Thursday, May 25, 2006

I remember when rock was young

“The idea that Bruce Springsteen has of a rock concert is a simple one: it would have to be something like Christmas, something that you wait for with anxiety, that arrives slowly, with trepidation and happiness”, the writer Joyce Millman wrote some years ago. And it is probably the perfect definition.
The first time I saw Bruce was at that San Siro concert 18 years ago, the same one Bruce remembered the evening of the 28 june (“18 years have passed, we are both grow up... hope they have been good years for all you” he said in the monologue during Growin Up, a monologue that, during that song, lacked from 1978, and has been deeply different from those back then, giving the measure of how much Springsteen has changed).

I was a 22 year old kid with all his dreams still together and that concert was some kind of epiphany: it was like entering with a one-way ticket (at least that's what I believed) into the promised land. Naturally the ticket contained also the return from the promised land, but I didn't know that back then. I’ve learned it in these 18 years, and now that I’m 41 and a great part of my dreams have been burned through life's reality, for three hours at least Springsteen last night gave me back the innocence and all those dreams of mine. More: he has given to me “hope, faith and love” and this time, from the promised land, I do not mean to return back.

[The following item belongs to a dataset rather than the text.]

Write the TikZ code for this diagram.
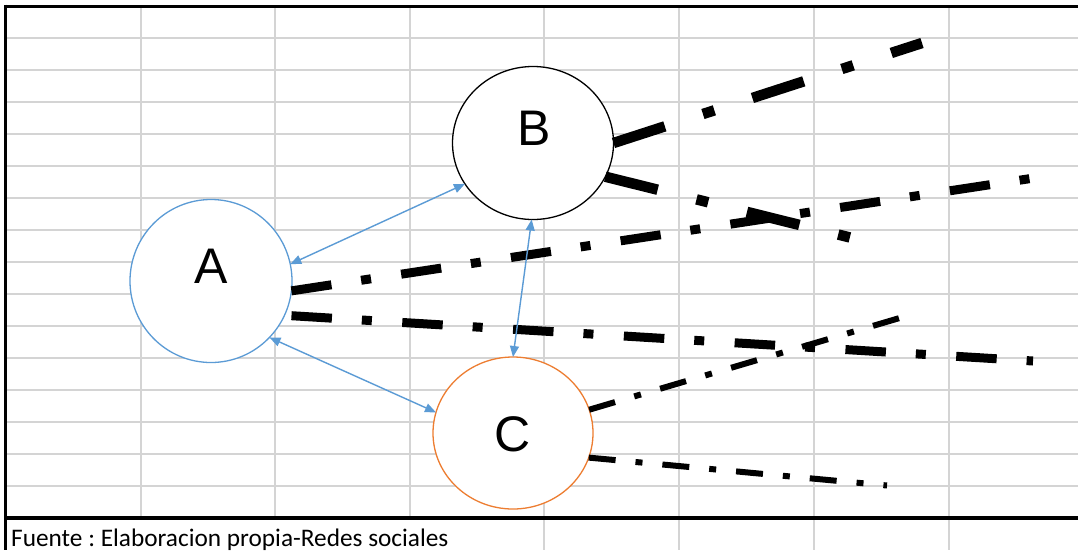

This is may be a small thing, but it is like Christmas day, at least. This concert told me that, also when you're in your 40's', “you gotta follow that dream wherever that dream may lead you,” how Bruce has sung in a touching and surprising Follow That Dream, played exclusively for those “crazy italians” (the second time with the E Street Band in the last fifteen years, since that July 1988 when he played that in Basel upon request of some Italians).
I believe that for Springsteen, in fact, it is not more the time of dreams: those dreams, today, it can be translated with an ideal, that it is very different from a dream. The dream is corrupted by the lights of dawn, the ideal persists every day of life. The ideal, you can find it when you live with eyes opened to the reality. Because Bruce Springsteen is realistic, a completely realistic man: “Badlands, you gotta live it everyday”, and it is from an alive look at the reality that a record like The Rising come out, and a song like My City Of Ruins (in which a chorus of 65,000 voices it has made to turn the eyes to the same Springsteen, affected and surprised, the greatest gospel chorus that that song has ever had).

In front of the tragedy of life, in front of the impossibility to find the way out from the badlands, you can look up and only ask that Someone come, here,, now: “C’mon! Rise up!”. And it is from this realism that an approach is born to rock’n’roll, a unique approach in the history of this music: with the possible exception of Bob Dylan, but that is another story. Springsteen is not someone who for a couple of hours forgets about life and wears the rocker's clothes (the Stones come to mind, always here in Milano, two weeks before: beautiful show, but smells of entertainment from the beginning to the end. Who believes in Brown Sugar or Sympathy For The Devil anymore? Not even Mick Jagger and Keith Richards), Springsteen believes, to the end, in all he sings, it is simply any one of us that is on stage for 3 hours.
Is it this that explains an audience like Springsteen’s audience: impressive, stunning and the reflection of the man on stage. When you see an audience like that (some German and American spectators have said they came to San Siro not only for another Springsteen show, but to see the Italian audience) the evening of the 28 june, the impression you have is to see in action a People, not only some fans.

Although the sound was very bad (in so far as, and only in this, the Stones that I saw here, same place, just two weeks before, beated Springsteen) and although the E Street is probably not the greatest r’n’r band in the world (but a great one anyway), it was, then, an amazing concert, a concert of which I’m proud to say that was for my daughter of nine years her first rock show: in ten years I do not know what she will be able to go to see, but this evening, I’m sure, she will always remember.
Yes, it was just like Christmas day. And although I hate to quote these words for the millionth time, there is nothing I can do it about it. They were true 30 years ago and they are still true today, in 2003: “In an evening in which I felt the need to feel young, (Bruce Springsteen) made me feel as if I were listening to music for the first time”. That gentleman who wrote this was also on stage to play the guitar and to dance (out of time...) during Dancing In The Dark and I only allow myself to add another quote, a vow that this evening I have renewed: “We swore blood brothers against the wind, now I’m ready to grow young again”.